Appendix to Broadcasting Decision CRTC 2013-533
Terms, conditions of licence and encouragement for the English-language commercial FM radio programming undertaking in Portage La Prairie, Manitoba
The licence will expire 31 August 2020.
The station will operate at 93.1 MHz (channel 226B) with a maximum effective radiated power of 27,000 watts (non-directional antenna with an effective height of antenna above average terrain of 73.5 metres).
The Commission reminds the applicant that pursuant to section 22(1) of the Broadcasting Act, no licence may be issued until the Department of Industry notifies the Commission that its technical requirements have been met and that a broadcasting certificate will be issued.
Furthermore, the licence for this undertaking will be issued once the applicant has informed the Commission in writing that it is prepared to commence operations. The undertaking must be operational at the earliest possible date and in any event no later than 24 months from the date of this decision, unless a request for an extension of time is approved by the Commission before 2 October 2015. In order to ensure that such a request is processed in a timely manner, it should be submitted at least 60 days before this date.
Conditions of licence
1. The licensee shall adhere to the conditions set out in Conditions of licence for commercial AM and FM radio station, Broadcasting Regulatory Policy CRTC 2009-62, 11 February 2009.
2. The licensee shall, as an exception to the percentage of Canadian musical selections set out in sections 2.2(8) and 2.2(9) of the Radio Regulations, 1986 (the Regulations), in any broadcast week:
a) devote, in that broadcast week, a minimum of 40% of its musical selections from content category 2 (Popular Music) to Canadian selections broadcast in their entirety; and
b) devote, between 6:00 a.m. and 6:00 p.m., in the period from Monday to Friday of the same broadcast week, a minimum of 40% of its musical selections from content category 2 to Canadian selections broadcast in their entirety.

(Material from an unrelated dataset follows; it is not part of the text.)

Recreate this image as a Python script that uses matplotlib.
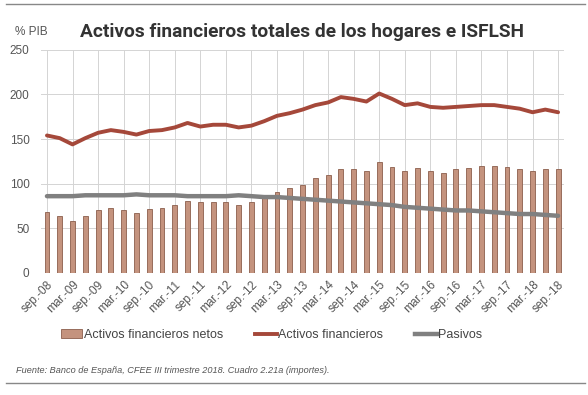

For the purposes of this condition, the terms “broadcast week,” “Canadian selection,” “content category” and “musical selection” shall have the same meanings as those set out in the Regulations.
3. In addition to the basic annual contribution to Canadian content development, set out in section 15 of the Radio Regulations, 1986, the licensee shall, upon commencement of operations, make an annual contribution of $2,500 ($17,500 over seven broadcast years) to the promotion and development of Canadian content. Of this amount, no less than 20% per broadcast year shall be devoted to FACTOR or MUSICACTION. The remainder shall be allocated to parties and initiatives fulfilling the definition of eligible initiatives set out in paragraph 108 of Commercial Radio Policy 2006, Broadcasting Public Notice CRTC 2006-158, 15 December 2006.
In accordance with Implementation of an employment equity policy, Public Notice CRTC 1992-59, 1 September 1992, the Commission encourages the licensee to consider employment equity issues in its hiring practices and in all other aspects of its management of human resources.